Even more, she's surrounded by many of her pals, including Jason Isbell, Yearwood, Carl Broemel of My Morning Jacket, Will Kimbrough and Pat Sansone of Wilco. Neilson Hubbard, who also lends harmony, acoustic guitar, and piano to several tracks, provides an impeccably produced album in his studio.
The spare acoustic guitar riffs that introduce the opening song, Thorn in My Heart, co-written with Hubbard, seduce and carry us quickly into a bare and melancholy reflection on the pain of a love that the protagonist is willing to hold onto but which she knows she never can. "You come to my house in the middle of the might/are you looking for love - are you looking to light...It'd hard to hold your hand when you're letting it go." Breakaway Speed, with Isbell sharing the vocals and Yearwood on harmony, gallops off with guitars blazing as the narrator bemoans the speed with which his lover has left him after a night of love; the song's opening line captures Richey's sly songwriting skills: "She could have made a river (slow-moving water), but she had to make rain (fast-moving, impermanent, water)." Richey channels Mary Chapin Carpenter on the rockin' Come On, co-written with Mike Henderson, and backed by Yearwood, in which the narrator counsels her lover to grab the moment, "believe in you and me," and head out on the highway. The waltz Love Is catalogs the many definitions of love, but discovers that true love stays for the season only between lovers who realize that love is something more than the sum of words about it.

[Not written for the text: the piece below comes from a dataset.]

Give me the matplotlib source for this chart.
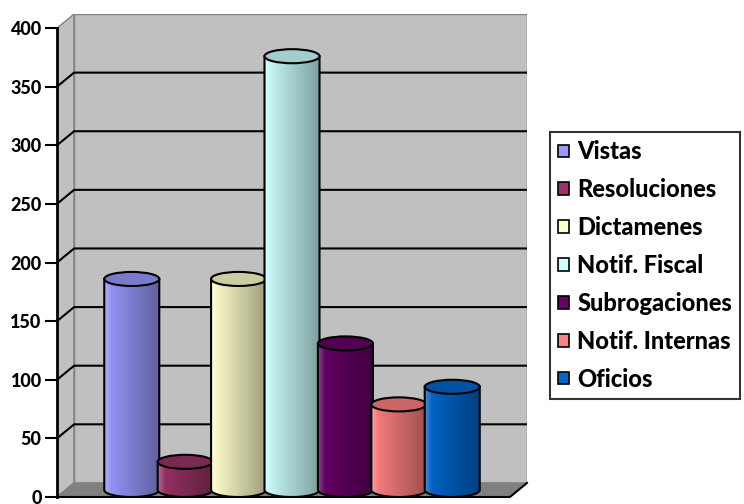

The lights dim and the voices grow smoky on the cabaret tune I Will Wait, on which the protagonist declares that she'll be waiting "'Til the night stops falling/'til the sun goes cold/'til the rich man gives up all his gold." On the gospel-inflected Take Me to the Other Side the protagonist implores her lover to "shine some light into these eyes/show me what I need to see/help me through these troubled times." Once she's carried over to the other side, she can declare, with Richey on the final track that Everything's Gonna Be Good.
Richey possesses the songwriting genius of the late Laura Nyro, and her rich vocals echo the graceful tones of Emmylou Harris, Yearwood and Carpenter, and "Thorn in My Heart" showcases her talents quite powerfully.